CNBC is compiling two teams of business and political leaders – one all female and the other all male - and challenging them to try to convince CEO delegates that gender parity delivers profits. We’ll also ask them to devise game changing ideas for popularising gender equality within the workplace. We want strategies for making gender equality an exciting top priority and making ‘more women in the boardroom’ the enlightened new innovation of high-performing corporations.

While the male team presents its ideas, the female team will sit in a sound-proofed room then the female team will have its turn.

Throughout the challenge, our high-powered jury and opinionated audience will question, critique and applaud the ideas and eventually vote on which of them should be adopted by global corporations.

Tuesday, 4 August 2009

Rebrand the F Word - Feminism needs a make-over


It’s probably time I revealed my plan. It’ll need to expand exponentially from these humble beginnings but at least I have a start. Last month, after a week at TED, I managed to tear an idea from my head. I am going to compile a dream team of PR and agency gurus of both genders and invite them to devise a global advertising campaign - fictitious, but who knows where it might lead - to rebrand the F word (that's feminism for short).


The endgame of the campaign will be to convince companies that parity equals profits - having fairer representation by women will help a company's bottom line.
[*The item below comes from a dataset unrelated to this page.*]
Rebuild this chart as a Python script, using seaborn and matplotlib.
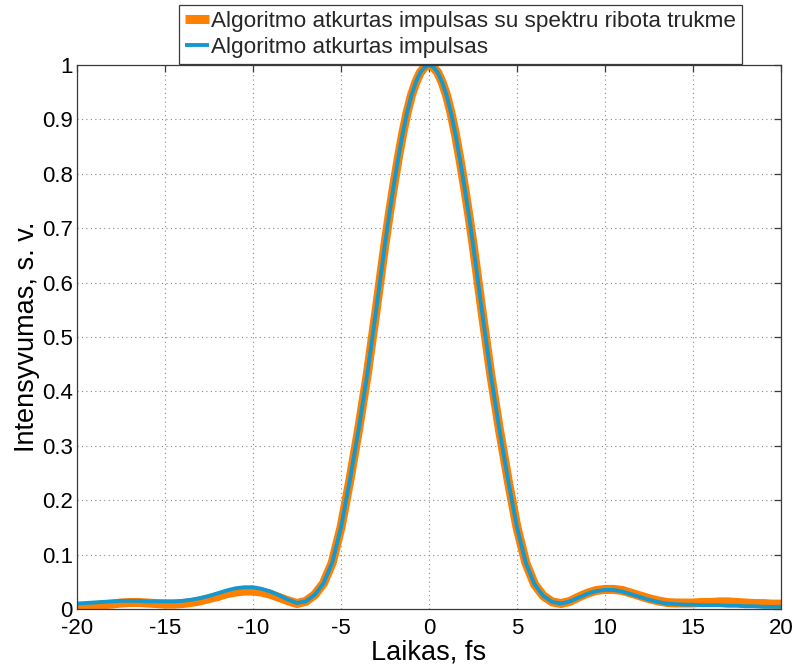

This dream team of extraordinary spin-doctors will get twenty minutes to pitch their ideas to a roomful of business and political leaders at the World Economic Forum’s Annual Meeting in Davos, Switzerland this coming January. Once they’re done, a panel of powerful, ruthless and witty women will interrogate their ideas before the audience too has a go. This unconventional little mission will be filmed and, all going well, if the end result is good enough, a half-hour special about it will air next year on CNBC in EMEA and APAC and stream on CNBC.com. Nobody will actually be paying for a global campaign to rebrand the f word next year, it's just an exercise to get some great ideas, but maybe if the ideas are interesting enough, someone might pick them up.


This is all thanks to the World Economic Forum and a delegate who may not wish to be named since her own gender parity project is yet to be launched. I met her in Davos last year where I was televising a debate for CNBC. She described her commitment to gender equality and I was inspired but couldn't immediately think of a sensible way to be a rebel for the cause. It was 3am, in the Davos piano bar, a drink-spilling oasis of zero inhibitions and I’d had two hours sleep for too many nights so was all emotion and good intentions with no clues. (It happens the fourth or fifth night of every WEF event. I grow desperate to unlock the hero within.)

I wanted to challenge myself to do something about the fact that on the one hand, I resented gender inequality and on the other, I cringed at feminist stereotypes overly worthy women. I figured if I could create an opportunity to inspire change, even teeny tiny change, through skilfully packaged content and a clever idea, this would be one small thing I could do and personally get satisfaction from. And I started mulling... eventually coming up with this little project.
I asked WEF’s gender parity team and the woman who inspired me if they would support a debate at Davos that used a playful concept to deliver a critical message on gender inequality and this week they officially agreed so that has given me a base. But it's just a starting place. I want to grow it from there and you'll be able to read about whether I achieve that right here. This is the official diary of the rebranding campaign. Watch this space.